Well come down out of the flies my friends, because Erik - Phantom of the Opera from Chrys has absolutely nothing whatsoever to do with the musical. Instead it's a fairly standard platform effort.

Well yes all right, so it is based on the same story by a Frenchman with a name that sounds as if you have a helicopter jammed down your throat, but apart from that, there's no similarity at all.

Erik (I didn't know he was called Erik) is holding the beautiful singer Christine hostage in the theatre, and it's very much up to you, Raoul boyfriend of Christine, to go and rescue the dame.

No easy task. Being horribly deformed and all that, Erik's gone completely loopy, and is most intent on hanging on to Christine. So as Raoul creeps around the theatre in the dead of night, he comes across the most appalling obstacles. The Phantom throws bombs, skulls, top hats (top hats?), crystal chandeliers, grinning masks and suchlike at Raoul.
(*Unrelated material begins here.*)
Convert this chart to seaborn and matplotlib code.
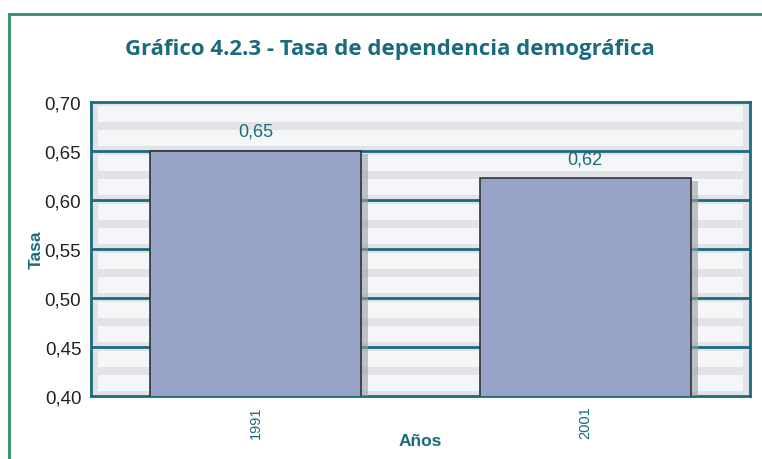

The only way to escape is to shoot them, or jump over them. And here we have a very major (we're talking big) problem. It's impossible, because of the nature of the controls, to walk and run at the same time. You only end up jumping. So you just have to stay still and shoot. No walking along taking out the top hats at the same time.

Big probs huh? Well it's worse than that, because these ghoulies and top hats come screaming at you thick and fast, and you're just bound to get nobbled pretty quickly.

What we have here is a scrolling arcade sort of a game. Although Erik is obviously very large, there is very little variety in the gameplay.

It's all highly complicated and not really very rewarding.

It's not hugely impressive to look at either, although there are some nice touches here and there. As your hero moves about, he holds on to his hat as he leaps, and starts to rub his throbbing head as he walks into a dead end. But he's a rather spindly sprite and the backgrounds of the theatre itself are remarkable only for their mediocrity.

Sorry Erik.


REVIEW BY: Tamara Howard

Overall5/10
Summary: An interesting subject turned into an uninspiring game. Nice to look at for a bit, but after that, not a lot else.